The tugboats will serve the Shell Prelude FLNG project off the North West coast of Australia. KT Maritime Services Australia received a contract from Shell for the supply of three ISVs in February 2014.
Steel was cut for the first of three ISVs at ASL Shipyard in Singapore in September 2014. The last vessel in the class was floated out in November 2015, marking the completion of the construction phase. Three tugboats, namely RT Beagle Bay, RT Roebuck Bay amd RT Kuri Bay, were delivered by November 2016.
The vessels are capable of conducting escorting, berthing and un-berthing, floating hose handling, pilot transfer, security, emergency response, and evacuation missions.
ART 100-42 Class design
The ART 100-42 Class ISV incorporates Robert Allan’s RAstar hull form. The platform reduces motion and accelerations when compared with standard wall-sided hull design. It also demonstrates superior sea-keeping performance in adverse conditions.
The wheelhouse accommodates a control station at forward and aft offering high visibility for the crew. The heavy fendering system on the tug contains an upper row of 1,000mm diameter cylindrical fender and a lower line of W-fender at the bow and stern.
Each vessel has a length of 41.95m, a beam of 16m, a depth of 6.6m and a load line draft of 7.9m. The deadweight and gross tonnages of the vessel are 612t and 1,133t, respectively.
Deck equipment and safety systems
The bow section of the boat is fitted with a Kraaijeveld electric towing SafeWinch, including a split drum, two wildcats, a warping head and spooling gear. The aft is installed with Kraaijeveld electric towing winch with a single drum and spooling gear.

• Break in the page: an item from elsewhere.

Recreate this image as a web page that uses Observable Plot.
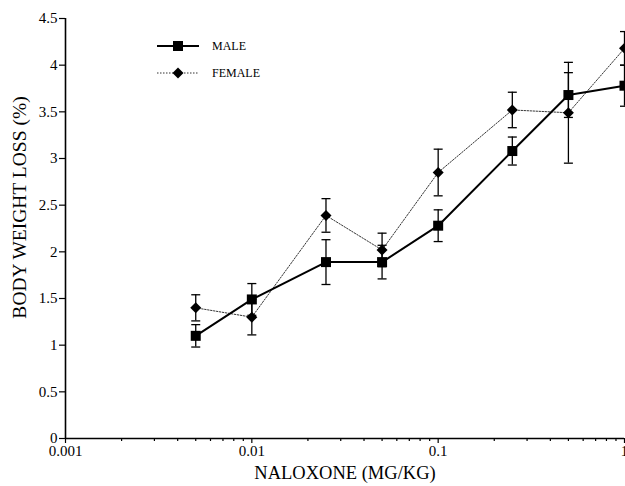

The vessel also integrates a Kooiman retractable towing fairlead, Koiiman delta pins with chain stoppers for hose handling, a 50t deck crane, two 10t tugger winches and a 5t vertical capstan.
It also offers a fire-fighting system that constitutes a single 2,850m³/hr pump, two 1,200m³/hr monitors, water spray and foam system.

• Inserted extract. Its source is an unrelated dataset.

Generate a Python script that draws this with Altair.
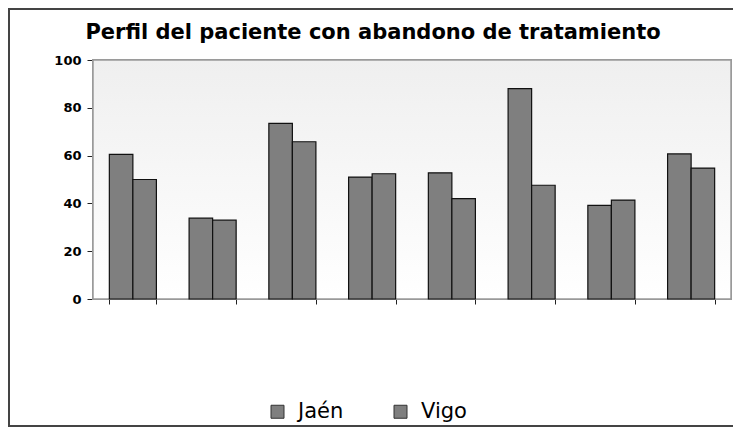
import altair as alt
import pandas as pd

categorias = ["1", "2", "3", "4", "5", "6", "7", "8"]
jaen = [60.5, 33.8, 73.5, 51.0, 52.8, 88.0, 39.2, 60.7]
vigo = [50.0, 33.0, 65.8, 52.4, 42.0, 47.6, 41.4, 54.8]
series = ["Jaén", "Vigo"]
titulo = "Perfil del paciente con abandono de tratamiento"

rows = []
for c, j, v in zip(categorias, jaen, vigo):
    rows.append({"cat": c, "serie": series[0], "valor": j})
    rows.append({"cat": c, "serie": series[1], "valor": v})
df = pd.DataFrame(rows)

W, H = 638, 239

fondo = alt.Chart(df).mark_rect(
    fill=alt.Gradient(
        gradient="linear", x1=0, y1=0, x2=0, y2=1,
        stops=[alt.GradientStop(color="#efefef", offset=0),
               alt.GradientStop(color="#ffffff", offset=1)],
    ),
    stroke="#9a9a9a", strokeWidth=1.5,
).encode(x=alt.value(0), x2=alt.value(W), y=alt.value(0), y2=alt.value(H))

marco = alt.Chart(df).mark_rect(
    fill=None, stroke="#444444", strokeWidth=1.5,
).encode(x=alt.value(-84), x2=alt.value(W + 40), y=alt.value(-51), y2=alt.value(H + 127))

barras = alt.Chart(df).mark_bar(stroke="#111111", strokeWidth=1.2, opacity=1).encode(
    x=alt.X("cat:N", sort=categorias, title=None,
            scale=alt.Scale(paddingInner=0.41, paddingOuter=0.205),
            axis=alt.Axis(labels=False, tickBand="extent", ticks=True, tickSize=5,
                          tickColor="#222222", domainColor="#222222", domainWidth=1.2,
                          grid=False)),
    xOffset=alt.XOffset("serie:N", sort=series),
    y=alt.Y("valor:Q", title=None,
            scale=alt.Scale(domain=[0, 100], nice=False),
            axis=alt.Axis(values=[0, 20, 40, 60, 80, 100], tickSize=6, grid=False,
                          tickColor="#222222", domainColor="#222222", domainWidth=1.2,
                          labelFont="DejaVu Sans", labelFontWeight="bold",
                          labelFontSize=13, labelColor="#000000", labelPadding=6)),
    color=alt.Color("serie:N", sort=series,
                    scale=alt.Scale(domain=series, range=["#7f7f7f", "#7f7f7f"]),
                    legend=alt.Legend(title=None, orient="none", legendX=174, legendY=341,
                                      direction="horizontal", symbolType="square",
                                      symbolSize=169, symbolStrokeColor="#333333",
                                      symbolStrokeWidth=1, symbolFillColor="#888888",
                                      labelFont="DejaVu Sans", labelFontSize=21,
                                      labelColor="#000000", labelOffset=10,
                                      columnPadding=46)),
)

chart = alt.layer(fondo, barras, marco).properties(
    width=W, height=H,
    title=alt.TitleParams(titulo, font="DejaVu Sans", fontSize=21, fontWeight="bold",
                          color="#000000", anchor="middle", frame="group", dx=-39,
                          offset=-52, baseline="alphabetic"),
    autosize=alt.AutoSizeParams(type="none"),
    padding={"left": 85, "top": 52, "right": 2, "bottom": 128},
    background="#ffffff",
).configure_view(stroke=None)

chart.save("out.html", embed_options={"renderer": "svg", "actions": False})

The vessel also features a Mako fast rescue craft, six 50-person inflatable life rafts, Dacon scoops and scramble nets, decontamination system, treatment room and a large survivor reception hall.

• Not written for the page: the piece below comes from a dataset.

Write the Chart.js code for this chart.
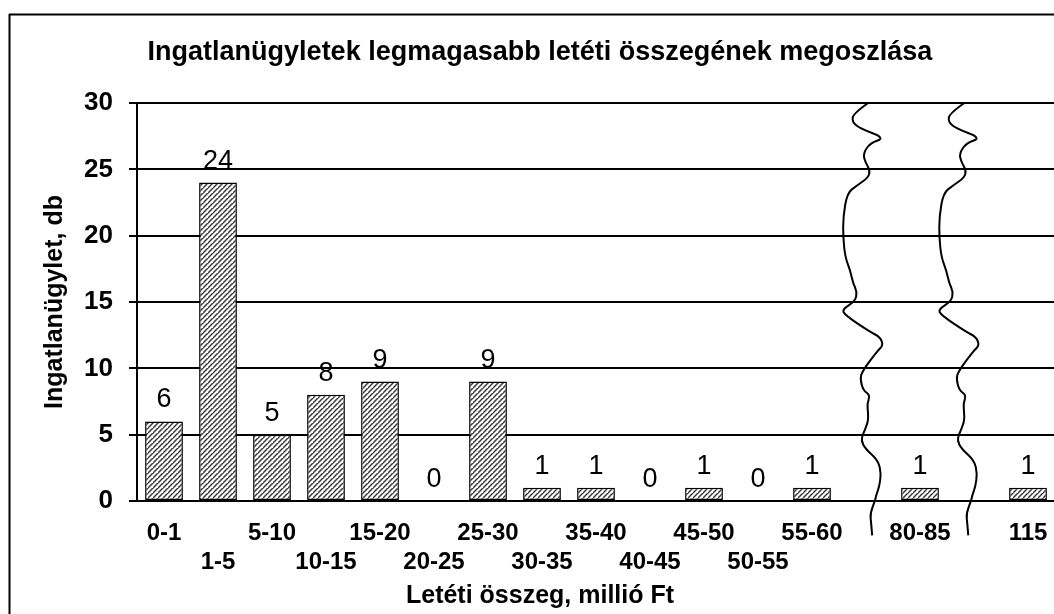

Tank capacities of ART 100-42 Class
The ISV has the capacity to carry 445m³ of fuel oil, 73.2m³ of fresh water, 15.6m³ of grey water, 15.6m³ of black water, 5.7m³ of foam and 5.7 m³ of dispersant. The high fuel oil and fresh water storage capacities offer the vessel a maximum offshore endurance of 35 days.
The Rotortugs accommodate crew in eight cabins on the main and forecastle decks. A spare room with access to the treatment room serves as a recovery room for four survivors.
The lower deck features a recreation room, while the main deck also houses a galley and mess, dry and cold store rooms, and laundry.
ART 100-42 Class propulsion
The infield support vessels are powered by three Niigata 6L28AHX IMO Tier II-compliant main engines driving three Niigata ZP 21 Z-drive fixed-pitch propellers. Each engine generates a maximum power output of 2,220kW at 800rpm. The vessels also integrate three 200ekW CAT C9 ship service generator sets and a CAT C4.4 emergency generator.
The ISV has a maximum speed of more than 12kt and can move sideways with a speed of 6kt. It can generate more than 100t of bollard pull in both forward and rearward directions.